Participants who received placebo plus TCAs or opioids showed worsening of pain and sleep behaviour, while those on placebo plus MRs or BZDs showed improvements no better than on placebo alone. With concomitant pregabalin and antiepileptic drugs, there were improvements in both pain and sleep, but they were not statistically significant. In the study, patients were randomized to placebo (n=67) or active treatment flexibly dosed from 150 to 600 mg/day (n=70) and studied for 12 weeks.

Similarly, with fibromyalgia, which is a difficult condition to treat, adding pregabalin to the atypical antipsychotic quetiapine improved pain control and quality of life, according to a small trial (n=19) presented by Dr. Rodriguez-Lopez, Institute of Neurosciences, University of Granada, Spain.

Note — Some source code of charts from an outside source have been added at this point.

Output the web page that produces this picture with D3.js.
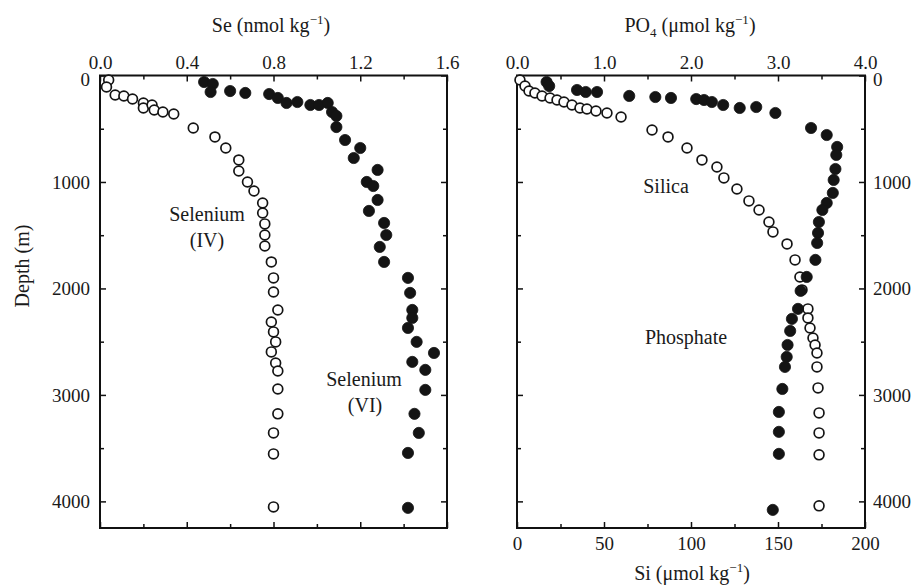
<!DOCTYPE html>
<html>
<head>
<meta charset="utf-8">
<script src="https://cdn.jsdelivr.net/npm/d3@7"></script>
<style>
  body { margin: 0; background: #fff; }
  svg text { font-family: 'Liberation Serif', 'DejaVu Serif', serif; fill: #1a1a1a; }
</style>
</head>
<body>
<svg id="chart" width="916" height="588"></svg>
<script>
// [value, depth m]
const seleniumIV = [
  [0.04, 42], [0.03, 108], [0.07, 183], [0.11, 192], [0.15, 221], [0.20, 258], [0.20, 305],
  [0.24, 277], [0.25, 324], [0.29, 343], [0.34, 362], [0.43, 493], [0.53, 577], [0.58, 681],
  [0.64, 793], [0.64, 897], [0.68, 1000], [0.71, 1085], [0.75, 1197], [0.75, 1291], [0.76, 1394],
  [0.76, 1498], [0.76, 1601], [0.79, 1751], [0.80, 1901], [0.80, 2033], [0.82, 2202], [0.79, 2315],
  [0.80, 2408], [0.81, 2502], [0.79, 2596], [0.81, 2700], [0.82, 2775], [0.82, 2944], [0.82, 3178],
  [0.80, 3357], [0.80, 3554], [0.80, 4052]
];
const seleniumVI = [
  [0.48, 61], [0.52, 80], [0.51, 155], [0.60, 146], [0.67, 164], [0.78, 174], [0.82, 211],
  [0.86, 258], [0.91, 249], [0.97, 277], [1.01, 277], [1.05, 258], [1.07, 343], [1.09, 380],
  [1.09, 484], [1.13, 606], [1.20, 681], [1.17, 775], [1.28, 887], [1.23, 1000], [1.26, 1038],
  [1.28, 1169], [1.24, 1272], [1.31, 1385], [1.32, 1498], [1.29, 1610], [1.31, 1751], [1.42, 1901],
  [1.43, 2042], [1.44, 2202], [1.44, 2277], [1.42, 2371], [1.46, 2502], [1.54, 2606], [1.44, 2690],
  [1.50, 2765], [1.50, 2953], [1.45, 3178], [1.47, 3357], [1.42, 3545], [1.42, 4061]
];
// Si in umol/kg
const silica = [
  [1.7, 42], [4.6, 99], [6.9, 146], [10.3, 164], [14.4, 192], [19.0, 211], [23.0, 230], [27.0, 249],
  [31.6, 277], [36.2, 305], [40.2, 315], [45.4, 333], [51.7, 352], [59.8, 390], [77.6, 512],
  [86.8, 577], [97.7, 681], [106.3, 793], [114.9, 859], [118.9, 962], [126.4, 1066], [133.3, 1178],
  [139.1, 1263], [144.8, 1376], [147.1, 1469], [155.2, 1582], [159.8, 1732], [162.6, 1892],
  [163.8, 2014], [167.2, 2192], [167.2, 2277], [168.4, 2371], [170.1, 2465], [171.3, 2531],
  [172.4, 2606], [172.4, 2737], [173.0, 2934], [173.6, 3169], [173.6, 3357], [173.6, 3563], [173.6, 4042]
];
// PO4 in umol/kg
const phosphate = [
  [0.34, 61], [0.37, 99], [0.69, 136], [0.79, 155], [0.92, 155], [1.29, 192], [1.59, 202],
  [1.77, 211], [2.06, 221], [2.15, 230], [2.24, 249], [2.37, 277], [2.56, 305], [2.75, 296],
  [2.97, 352], [3.38, 493], [3.56, 559], [3.68, 671], [3.67, 746], [3.66, 878], [3.64, 981],
  [3.63, 1103], [3.56, 1197], [3.51, 1263], [3.47, 1376], [3.46, 1479], [3.45, 1573], [3.43, 1732],
  [3.33, 1892], [3.26, 2023], [3.23, 2192], [3.16, 2286], [3.14, 2399], [3.11, 2531], [3.10, 2643],
  [3.08, 2737], [3.05, 2944], [3.01, 3160], [3.01, 3347], [3.01, 3554], [2.94, 4080]
];

const seTicks = [0, 0.4, 0.8, 1.2, 1.6];
const po4Ticks = [0, 1, 2, 3, 4];
const siTicks = [0, 50, 100, 150, 200];
const depthTicks = [0, 1000, 2000, 3000, 4000];

const svg = d3.select('#chart');
const plotTop = 75.5, plotBottom = 528;
const tickFont = 19, labelFont = 20;

const y = d3.scaleLinear().domain([0, 4250]).range([plotTop, plotBottom]);
const xSe = d3.scaleLinear().domain([0, 1.6]).range([100, 447]);
const xPO4 = d3.scaleLinear().domain([0, 4]).range([517, 865]);
const xSi = d3.scaleLinear().domain([0, 200]).range([517, 865]);

const depthMinor = d3.range(0, 4001, 500);

// draw an axis with inward ticks, labels only on the major values
function drawAxis(axisFn, scale, minor, major, fmt, pos, pad, showLabels, inward) {
  const isMajor = d => major.some(m => Math.abs(m - d) < 1e-9);
  const ax = axisFn(scale)
    .tickValues(minor)
    .tickSizeOuter(0)
    .tickSizeInner(0)
    .tickPadding(pad)
    .tickFormat(d => (showLabels && isMajor(d)) ? fmt(d) : '');
  const g = svg.append('g').attr('transform', pos).call(ax);
  g.select('.domain').remove();
  g.selectAll('.tick line')
    .attr('stroke', '#111')
    .attr('stroke-width', 1.5)
    .attr(inward[0], 0)
    .attr(inward[0] + '2', d => (isMajor(d) ? 6 : 4) * inward[1]);
  g.selectAll('.tick text').attr('font-size', tickFont).attr('fill', '#1a1a1a')
    .attr('font-family', "'Liberation Serif', 'DejaVu Serif', serif");
  return g;
}

// left panel
drawAxis(d3.axisTop, xSe, d3.range(0, 1.61, 0.2), seTicks, d3.format('.1f'), `translate(0,${plotTop})`, 7, true, ['y', 1]);
drawAxis(d3.axisBottom, xSe, d3.range(0, 1.61, 0.2), seTicks, d3.format('.1f'), `translate(0,${plotBottom})`, 10, false, ['y', -1]);
const depthLeft = drawAxis(d3.axisLeft, y, depthMinor, depthTicks, d3.format('d'), `translate(100,0)`, 10, true, ['x', 1]);
drawAxis(d3.axisRight, y, depthMinor, depthTicks, d3.format('d'), `translate(447,0)`, 9, false, ['x', -1]);

// right panel
drawAxis(d3.axisTop, xPO4, d3.range(0, 4.01, 0.5), po4Ticks, d3.format('.1f'), `translate(0,${plotTop})`, 7, true, ['y', 1]);
drawAxis(d3.axisBottom, xSi, d3.range(0, 201, 25), siTicks, d3.format('d'), `translate(0,${plotBottom})`, 9, true, ['y', -1]);
drawAxis(d3.axisLeft, y, depthMinor, depthTicks, d3.format('d'), `translate(517,0)`, 9, false, ['x', 1]);
const depthRight = drawAxis(d3.axisRight, y, depthMinor, depthTicks, d3.format('d'), `translate(865,0)`, 8, true, ['x', -1]);

// the depth "0" labels sit a little low, just under the top axis labels, as in the print
[depthLeft, depthRight].forEach(g => {
  g.selectAll('.tick text').filter(d => d === 0).attr('dy', '0.5em');
});

// frames
[xSe, xPO4].forEach(sx => {
  const [x0, x1] = sx.range();
  svg.append('rect')
    .attr('x', x0).attr('y', plotTop)
    .attr('width', x1 - x0).attr('height', plotBottom - plotTop)
    .attr('fill', 'none').attr('stroke', '#111').attr('stroke-width', 2);
});

function drawPoints(data, sx, filled) {
  svg.append('g').selectAll('circle')
    .data(data)
    .enter()
    .append('circle')
    .attr('cx', d => sx(d[0]))
    .attr('cy', d => y(d[1]))
    .attr('r', filled ? 5.6 : 4.9)
    .attr('fill', filled ? '#141414' : '#fff')
    .attr('stroke', '#141414')
    .attr('stroke-width', filled ? 0.8 : 1.7);
}

drawPoints(seleniumIV, xSe, false);
drawPoints(seleniumVI, xSe, true);
drawPoints(silica, xSi, false);
drawPoints(phosphate, xPO4, true);

// titles
function unitTitle(x, yy, parts) {
  const t = svg.append('text').attr('x', x).attr('y', yy)
    .attr('text-anchor', 'middle').attr('font-size', labelFont);
  parts.forEach(p => {
    const s = t.append('tspan').text(p.t);
    if (p.sup) s.attr('font-size', 13).attr('dy', -8);
    if (p.sub) s.attr('font-size', 13).attr('dy', 5);
    if (p.back) s.attr('dy', p.back);
  });
}
unitTitle(271, 32, [{t: 'Se (nmol kg'}, {t: '\u22121', sup: true}, {t: ')', back: 8}]);
unitTitle(690, 32, [{t: 'PO'}, {t: '4', sub: true}, {t: ' (\u03bcmol kg', back: -5}, {t: '\u22121', sup: true}, {t: ')', back: 8}]);
unitTitle(692, 580, [{t: 'Si (\u03bcmol kg'}, {t: '\u22121', sup: true}, {t: ')', back: 8}]);

svg.append('text')
  .attr('transform', 'translate(29,266) rotate(-90)')
  .attr('text-anchor', 'middle').attr('font-size', labelFont)
  .text('Depth (m)');

// series labels
const labels = [
  {t: 'Selenium', x: 207, y: 221}, {t: '(IV)', x: 207, y: 247},
  {t: 'Selenium', x: 364, y: 386}, {t: '(VI)', x: 365, y: 412},
  {t: 'Silica', x: 666, y: 193}, {t: 'Phosphate', x: 686, y: 344}
];
svg.append('g').selectAll('text')
  .data(labels)
  .enter()
  .append('text')
  .attr('x', d => d.x).attr('y', d => d.y)
  .attr('text-anchor', 'middle').attr('font-size', labelFont)
  .text(d => d.t);
</script>
</body>
</html>
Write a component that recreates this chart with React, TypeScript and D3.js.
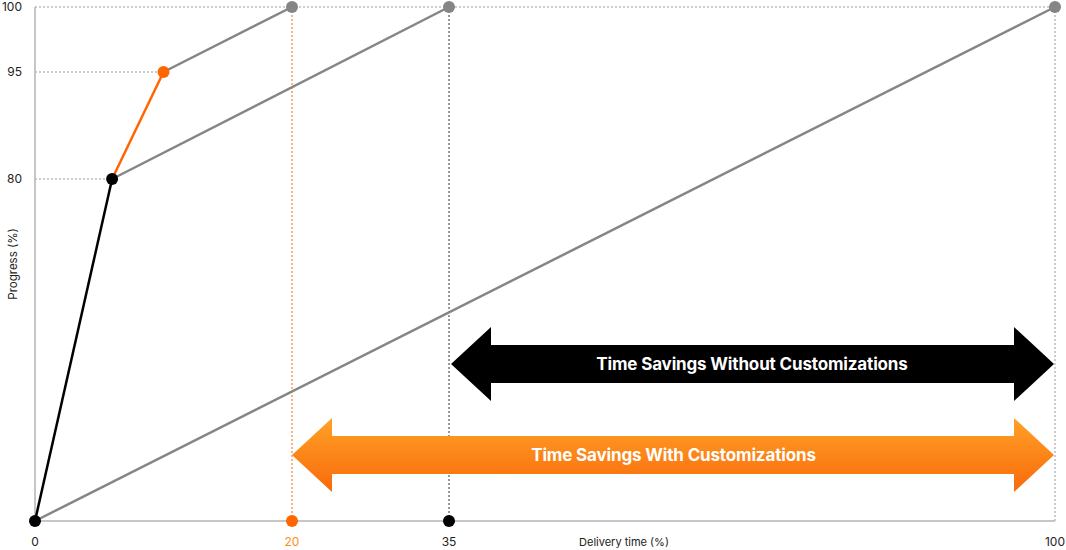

Generalized anxiety disorder is often a feature of spinal cord injury. In the same cohort of patients as in the Pain Management Research Institute mentioned above, Dr. Teresa Griesing and colleagues, New York, demonstrated that pregabalin effectively treated patients with central neuropathic pain associated with spinal cord injury, regardless of the presence of anxiety symptoms. Active treatment was associated with a significant decrease in the Hospital Anxiety and Depression Scale-Anxiety Subscale score from baseline to end point, suggesting an improvement in anxiety associated with spinal cord injury.

Summary

With the advent of functional dimensions of diagnostic techniques such as nuclear magnetic resonance, positron emission tomography and electro-encephalograms, never before has so much been known of the effects of agents on the brain and nervous system, while the complex sensory response that is pain can now be dissected into its constituents by means of quantitative sensory testing. Taken together, many clinicians believe that these advances are helping to design emerging compounds and may mean more effective treatment of neuropathic pain in the future by individualizing treatment.